Published online by Cambridge University Press: 13 January 2010
Even mathematical economists tell stories (McCloskey 1990). And in doing so, they join themselves with the rest of the human race which has, since before recorded history began, made sense of their lives in such terms. The tales they tell are often fanciful ones; many have longterm ideological pedigrees. Sometimes they seem like mathematical fictions. In any case, we find it suggestive to think of such tales as political economy fairy tales.
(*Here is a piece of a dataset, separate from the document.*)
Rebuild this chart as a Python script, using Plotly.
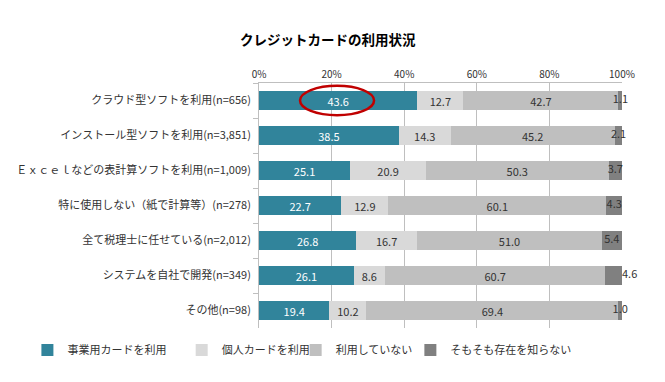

They are a pervasive, long enduring, and often little noticed aspect of our lives.
With a lively and contestational historical sense, we wish here to investigate the relationships between story telling, human motivations and economic activity in the particular context of Asymmetric Sequential Prisoner's Dilemma (ASPD) games. These relationships – and the history that they embody – are frequently unobserved by those fascinated by the prominence of Tit-for-Tat strategy in SPD game play, no doubt because of its strength as an empirical generalization, and because of Axelrod's impressive (1984) but not fully formalized demonstration of its competitive advantages.
Fairy tales in the humanities and the social sciences
Going beyond its primary reference to the fanciful tales of children with their “happily ever after” endings and of lovers whose “fairy tales” can come true, we must realize that “fairy tales” can, as justifications, also help deprive or kill people.